Templates for consistent dev environments using Dev Containers (VS Code or GitHub Codespaces). Each branch targets a specific stack with sensible defaults—ideal for reproducible development.
In production, Docker makes builds and environments predictable, portable, and repeatable. Dev Containers bring the same reliability to development.
A Dev Container is a Docker container preconfigured with the required tools, runtimes, and shell settings. When used with VS Code, it ensures the correct dependencies, versions, and tooling are always in place — avoiding conflicts between projects and removing the need for manual setup. One project may need Python 3.12, another Python 3.9 — Dev Containers keep these environments isolated so they never interfere with one another.
This approach delivers consistent environments across platforms and team members, isolates development from the host system for clean and reproducible workspaces, and makes onboarding effortless: simply clone the repo and reopen it in a container.

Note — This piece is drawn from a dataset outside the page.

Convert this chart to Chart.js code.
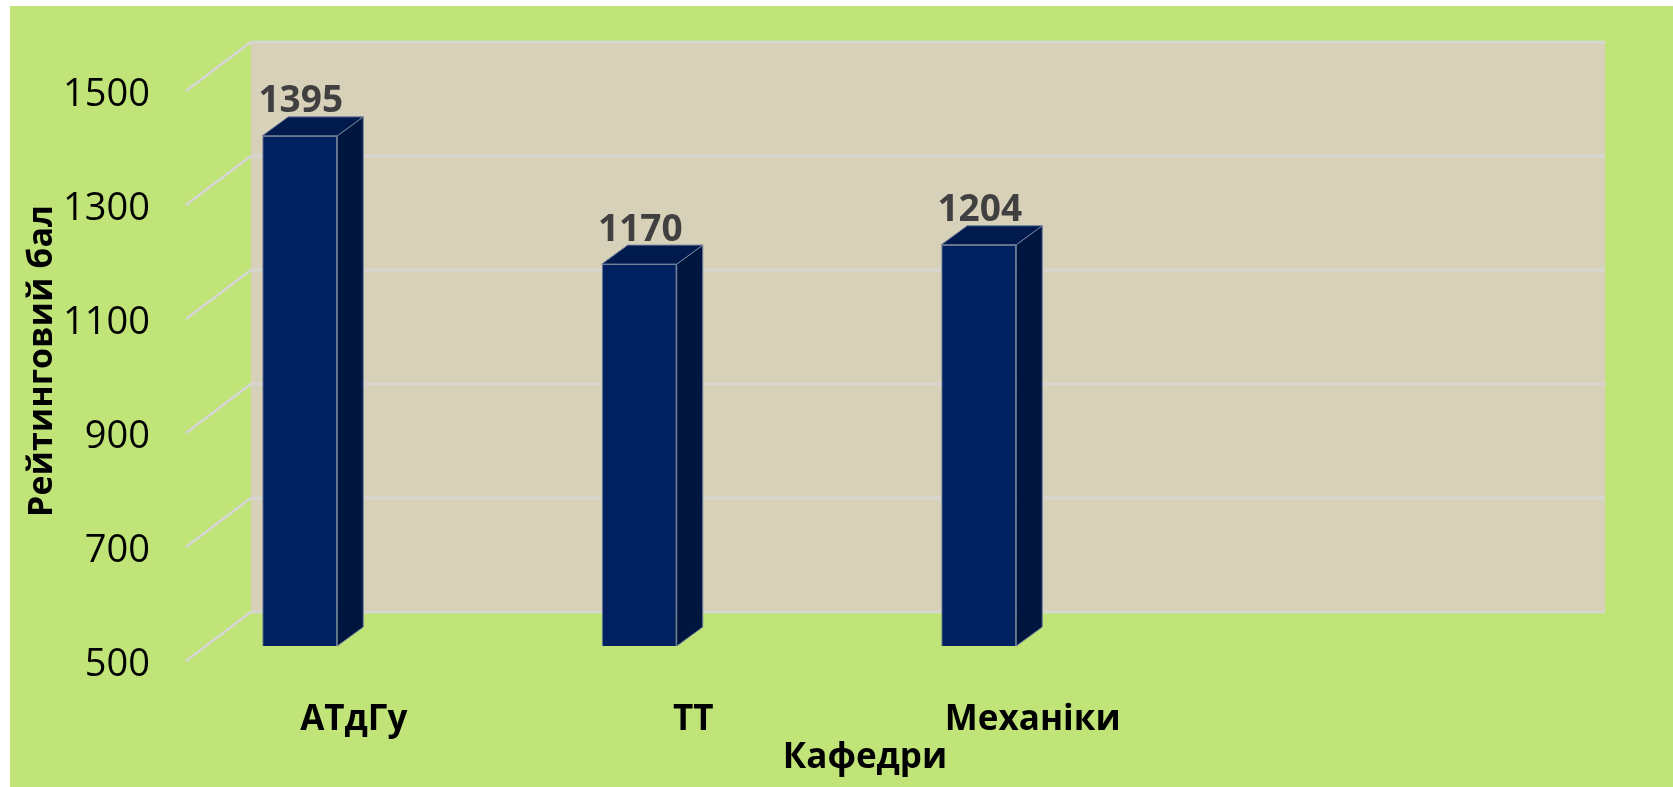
<!DOCTYPE html>
<html><head><meta charset="utf-8">
<script src="https://cdn.jsdelivr.net/npm/chart.js@4.4.0/dist/chart.umd.min.js"></script>
<style>html,body{margin:0;padding:0;background:#fff;overflow:hidden}canvas{display:block}</style>
</head><body>
<canvas id="c" width="1673" height="787"></canvas>
<script>
// ---- data ----
const categories = ['АТдГу', 'ТТ', 'Механіки', ''];
const ratingValues = [1395, 1170, 1204, null];
const yMin = 500, yMax = 1500, yStep = 200;
const yAxisTitle = 'Рейтинговий бал';
const xAxisTitle = 'Кафедри';

// ---- 3D look (styling only) ----
const FONT = "'Open Sans', 'Noto Sans', sans-serif";
const DEPTH = {dx: 26, dy: -19};            // bar depth offset
const WALL = {dxL: 121, dxR: 117, dy: -34}; // back wall relative to the bar-front plane
const FLOOR = {dx: -65, dy: 49};            // diagonal from wall to front edge

const scene3d = {
  id: 'scene3d',
  beforeDraw(chart) {
    const ctx = chart.ctx;
    ctx.save();
    ctx.fillStyle = '#ffffff';
    ctx.fillRect(0, 0, chart.width, chart.height);
    ctx.fillStyle = '#C1E478';
    ctx.fillRect(10, 6, chart.width - 10, chart.height - 6);
    ctx.restore();
  },
  beforeDatasetsDraw(chart) {
    const {ctx, chartArea: a, scales: {y}} = chart;
    const L = a.left + WALL.dxL, R = a.right + WALL.dxR;
    const T = y.getPixelForValue(y.max) + WALL.dy;
    const B = y.getPixelForValue(y.min) + WALL.dy;
    ctx.save();
    ctx.fillStyle = '#D8D1BA';
    ctx.fillRect(L, T, R - L, B - T);
    ctx.strokeStyle = '#D6D6D6';
    ctx.lineWidth = 2.5;
    y.ticks.forEach(t => {
      const gy = y.getPixelForValue(t.value) + WALL.dy;
      ctx.beginPath();
      ctx.moveTo(L + FLOOR.dx, gy + FLOOR.dy);
      ctx.lineTo(L, gy);
      ctx.lineTo(R, gy);
      ctx.stroke();
    });
    ctx.restore();
  },
  afterDatasetsDraw(chart) {
    const ctx = chart.ctx;
    const meta = chart.getDatasetMeta(0);
    ctx.save();
    meta.data.forEach((bar, i) => {
      if (ratingValues[i] == null) return;
      const {x, y, base, width} = bar.getProps(['x', 'y', 'base', 'width'], true);
      const l = x - width / 2, r = x + width / 2;
      ctx.lineWidth = 1;
      ctx.strokeStyle = '#6F7F9C';
      // side face
      ctx.fillStyle = '#00163F';
      ctx.beginPath();
      ctx.moveTo(r, y); ctx.lineTo(r + DEPTH.dx, y + DEPTH.dy);
      ctx.lineTo(r + DEPTH.dx, base + DEPTH.dy); ctx.lineTo(r, base);
      ctx.closePath(); ctx.fill(); ctx.stroke();
      // top face
      ctx.fillStyle = '#001A4D';
      ctx.beginPath();
      ctx.moveTo(l, y); ctx.lineTo(l + DEPTH.dx, y + DEPTH.dy);
      ctx.lineTo(r + DEPTH.dx, y + DEPTH.dy); ctx.lineTo(r, y);
      ctx.closePath(); ctx.fill(); ctx.stroke();
      // value label
      ctx.fillStyle = '#404040';
      ctx.font = "bold 37px " + FONT;
      ctx.textAlign = 'center';
      ctx.textBaseline = 'middle';
      ctx.fillText(String(ratingValues[i]), x + 1, y - 34);
    });
    ctx.restore();
  },
  afterDraw(chart) {
    // x-axis title, placed under the label row (offset right like the original)
    const {ctx, chartArea: a} = chart;
    ctx.save();
    ctx.fillStyle = '#000';
    ctx.font = "bold 35px " + FONT;
    ctx.textAlign = 'center';
    ctx.textBaseline = 'middle';
    ctx.fillText(xAxisTitle, (a.left + a.right) / 2 + 56, a.bottom + 112);
    ctx.restore();
  }
};

new Chart(document.getElementById('c'), {
  type: 'bar',
  data: {
    labels: categories,
    datasets: [{
      data: ratingValues,
      base: yMin,
      backgroundColor: '#002060',
      borderColor: '#6F7F9C',
      borderWidth: 1,
      categoryPercentage: 1,
      barPercentage: 0.221
    }]
  },
  options: {
    responsive: false,
    devicePixelRatio: 1,
    animation: false,
    layout: {padding: {left: 10, right: 185, top: 76, bottom: 0}},
    plugins: {legend: {display: false}, tooltip: {enabled: false}},
    scales: {
      x: {
        grid: {display: false, drawTicks: false},
        border: {display: false},
        ticks: {
          color: '#000', labelOffset: 54, padding: 53, maxRotation: 0, autoSkip: false,
          font: {family: FONT, size: 35, weight: 'bold'}
        },
        afterFit(s) { s.height = 141; }
      },
      y: {
        min: yMin, max: yMax,
        grid: {display: false, drawTicks: false},
        border: {display: false},
        ticks: {
          stepSize: yStep, color: '#000', mirror: true, crossAlign: 'far',
          padding: -67, labelOffset: 19,
          font: {family: FONT, size: 38},
          callback: v => String(v)
        },
        title: {
          display: true, text: yAxisTitle, color: '#000',
          font: {family: FONT, size: 34, weight: 'bold'},
          padding: {top: 12, bottom: 0}
        },
        afterFit(s) { s.width = 120; }
      }
    }
  },
  plugins: [scene3d]
});
</script>
</body></html>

To show their versatility, this repo includes:
- Languages: Go, Python, Java, Jupyter Notebook
- Orchestration: Docker Compose for dependencies
- Extras: Claude Code, zsh shell with plugins
Dev Containers replace manual environment setup with a single, reproducible configuration.
Branch | Description | Build Status |
---|---|---|
go | Go development environment — gopls, golangci-lint, cache, sample server — README | |
java | Java development environment with Spring Boot — README | |
python | Python 3 dev environment with uv, FastAPI, tasks, debug preset — README | |
notebook | Jupyter Notebook / Data Science environment — Jupyter, common DS libs — README |
Branch | Description | Build Status |
---|---|---|
docker-compose | Python (FastAPI) app with PostgreSQL and Redis via Docker Compose — README |
Branch | Description | Build Status |
---|---|---|
claude | Dev container with Claude for VS Code preinstalled — README | |
zsh | zsh with oh-my-zsh and useful plugins — README |
claude and zsh templates can be combined with any of the language environments above for an enhanced development experience.
Each branch provides a complete .devcontainer/
setup and Dockerfile
, tailored for its specific environment.
Common features across branches:
- Lightweight Debian base image
- Non-root
vscode
user (safer default for dev containers) - Preconfigured VS Code settings via
devcontainer.json
Example layout:
.
├── .devcontainer/
│ ├── devcontainer.json # VS Code devcontainer configuration
│ └── Dockerfile # Environment definition
├── README.md # Branch-specific documentation
└── LICENSE # MIT License
git clone https://github.com/s-garg/dev-container-templates.git
cd dev-container-templates
git checkout <branch> # e.g., python, go, docker-compose, etc.
code . # open repo in VS Code
# then run "Dev Containers: Reopen in Container"
💡 Tip: If you have the Dev Containers CLI installed:
devcontainer open
This project is licensed under the MIT License — see the LICENSE file for full details.